The US economy is under threat with 22 states in recession-like conditions. Key factors include economic policy decisions and weak sectors, signalling potential job losses and instability.
The US economy is teetering on the brink of a downturn, with 22 states and Washington, DC, already experiencing recession-like conditions. Mark Zandi, chief economist at Moody Analytics, highlights the precarious situation. California and New York's economic stability is vital; any slip could tip the nation into recession. Weak agricultural and manufacturing sectors are significant contributors to this economic fragility.
According to Zandi, "The economy is still not in recession, but the risks are very high. We're on the precipice." He estimates that these states are grappling with ongoing economic challenges and job losses that may persist. The UCLA Anderson School of Management also suggests a potential recession in California.

Economic Policy Impact
Zandi attributes the economic weakness to policy decisions. Tariffs imposed by President Donald Trump on imported goods have created uncertainty. This has led companies to pause expansion plans and disrupted supply chains. Additionally, a lack of labour-force growth this year has further strained the economy.

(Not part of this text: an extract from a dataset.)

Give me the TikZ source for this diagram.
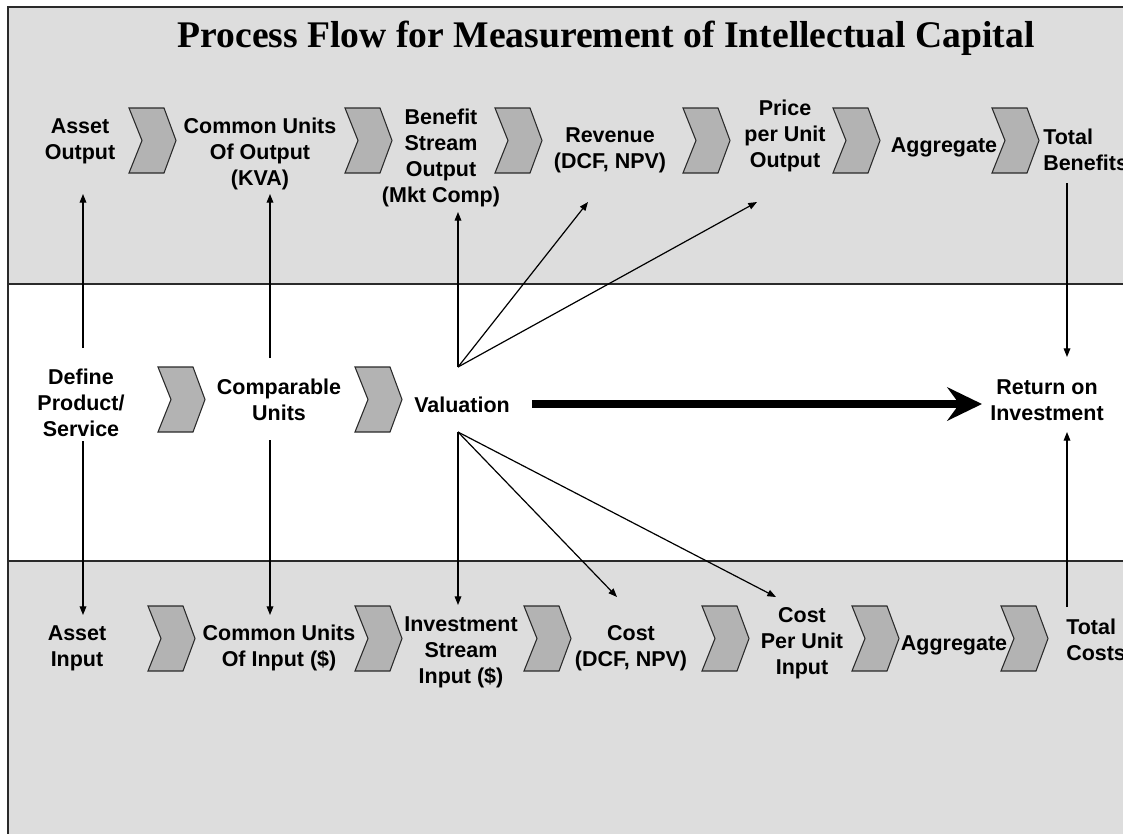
\documentclass[tikz,border=0pt]{standalone}
\usepackage{fontspec}
\setmainfont{Liberation Sans}
\newfontfamily\titlefont{Liberation Serif}
\usetikzlibrary{arrows.meta}
\definecolor{bandgray}{HTML}{DDDDDD}
\definecolor{chevgray}{HTML}{B3B3B3}
\definecolor{edgegray}{HTML}{2A2A2A}
\tikzset{
  lbl/.style={font=\fontsize{16.1}{19.5}\selectfont\bfseries, align=center, inner sep=0pt},
  lblleft/.style={lbl, align=left, anchor=west},
  conn/.style={draw=black, line width=0.9pt, -{Triangle[length=6.5pt,width=5pt]}},
  bigarrow/.style={draw=black, line width=5.4pt, -{Stealth[length=26pt,width=25pt,inset=9pt]}},
  chev/.pic={\filldraw[fill=chevgray, draw=edgegray, line width=0.8pt]
     (0,0) -- (35,0) -- (47,32.5) -- (35,65) -- (0,65) -- (13,32.5) -- cycle;}
}
\begin{document}
\begin{tikzpicture}[x=0.75pt,y=-0.75pt]
\useasboundingbox (0,0) rectangle (1123,833);
\clip (0,0) rectangle (1123,833);
\fill[white] (0,0) rectangle (1123,833);
% bands
\fill[bandgray] (8,7) rectangle (1140,284);
\fill[bandgray] (8,561) rectangle (1140,850);
\draw[edgegray, line width=1.3pt] (1140,7) -- (8,7) -- (8,850);
\draw[edgegray, line width=1.3pt] (8,284) -- (1140,284);
\draw[edgegray, line width=1.3pt] (8,561) -- (1140,561);

% title
\node[inner sep=0pt, font=\titlefont\fontsize{28.2}{32}\selectfont\bfseries] (title) at (606,38)
  {Process Flow for Measurement of Intellectual Capital};

% chevrons
\foreach \cx in {129,345,495,683,833,992} \pic at (\cx,108) {chev};
\foreach \cx in {158,355} \pic at (\cx,367) {chev};
\foreach \cx in {148,355,524,702,852,1001} \pic at (\cx,606) {chev};

% benefit row
\node[lbl] (ao)   at (80,141)  {Asset\\Output};
\node[lbl] (cuo)  at (260,154) {Common Units\\Of Output\\(KVA)};
\node[lbl] (bso)  at (441,158) {Benefit\\Stream\\Output\\(Mkt Comp)};
\node[lbl] (rev)  at (610,150) {Revenue\\(DCF, NPV)};
\node[lbl] (ppu)  at (785,136) {Price\\per Unit\\Output};
\node[lbl] (agg1) at (944,147) {Aggregate};
\node[lblleft] (tb) at (1043,150) {Total\\Benefits};

% middle row
\node[lbl] (def) at (81,403)   {Define\\Product/\\Service};
\node[lbl] (cmp) at (279,400)  {Comparable\\Units};
\node[lbl] (val) at (462,405)  {Valuation};
\node[lbl] (roi) at (1047,400) {Return on\\Investment};

% cost row
\node[lbl] (ai)   at (77,648)  {Asset\\Input};
\node[lbl] (cui)  at (279,648) {Common Units\\Of Input (\$)};
\node[lbl] (isi)  at (461,652) {Investment\\Stream\\Input (\$)};
\node[lbl] (cost) at (631,648) {Cost\\(DCF, NPV)};
\node[lbl] (cpu)  at (802,643) {Cost\\Per Unit\\Input};
\node[lbl] (agg2) at (954,645) {Aggregate};
\node[lblleft] (tc) at (1066,640) {Total\\Costs};

% connector end points
\coordinate (def-up) at (83,348);
\coordinate (def-dn) at (83,441);
\coordinate (ao-in)  at (83,194);
\coordinate (ai-in)  at (83,615);
\coordinate (cmp-up) at (270,358);
\coordinate (cmp-dn) at (270,440);
\coordinate (cuo-in) at (270,194);
\coordinate (cui-in) at (270,615);
\coordinate (val-up) at (458,367);
\coordinate (val-dn) at (458,432);
\coordinate (bso-in) at (458,212);
\coordinate (rev-in) at (588,202);
\coordinate (ppu-in) at (757,202);
\coordinate (isi-in) at (458,605);
\coordinate (cost-in) at (617,597);
\coordinate (cpu-in) at (776,597);
\coordinate (tb-out) at (1067,183);
\coordinate (tc-out) at (1067,607);
\coordinate (roi-top) at (1067,357);
\coordinate (roi-bot) at (1067,432);
\coordinate (big-start) at (532,404);
\coordinate (big-end) at (982,404);

% connectors
\draw[conn] (def-up) -- (ao-in);
\draw[conn] (def-dn) -- (ai-in);
\draw[conn] (cmp-up) -- (cuo-in);
\draw[conn] (cmp-dn) -- (cui-in);
\draw[conn] (val-up) -- (bso-in);
\draw[conn] (val-up) -- (rev-in);
\draw[conn] (val-up) -- (ppu-in);
\draw[conn] (val-dn) -- (isi-in);
\draw[conn] (val-dn) -- (cost-in);
\draw[conn] (val-dn) -- (cpu-in);
\draw[conn] (tb-out) -- (roi-top);
\draw[conn] (tc-out) -- (roi-bot);
\draw[bigarrow] (big-start) -- (big-end);
\end{tikzpicture}
\end{document}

Federal job cuts linked to the Trump administration's Department of Government Efficiency have exacerbated downturns in Washington, DC, and nearby states. These reductions have resulted in one of the most severe regional economic declines.
State-Specific Economic Conditions
Georgia's current recession status surprised Zandi due to its decline in domestic immigration, partly because of high home prices. Conversely, Pennsylvania is performing well thanks to its strengths in education and healthcare sectors.
Zandi notes that regions dependent on goods-producing sectors like agriculture, mining, and light manufacturing are particularly weak. An ailing transportation sector is also worsening the economic situation.
Understanding Recession
The National Bureau of Economic Research (NBER) defines a recession as a significant decline in economic activity across the economy lasting more than a few months. Key indicators include nonfarm payroll employment, inflation-adjusted personal income excluding transfers, consumer spending adjusted for inflation, and industrial production.
Zandi acknowledges that similar data isn't available for state economies but attempts to replicate NBER's approach using considerable judgment. While he has advised congressional Democrats on policy matters, he identifies as an independent and previously served as an adviser to late Republican Sen. John McCain during his presidential campaign.
The prevailing view among economists is that consumer spending will continue driving US economic expansion despite these challenges.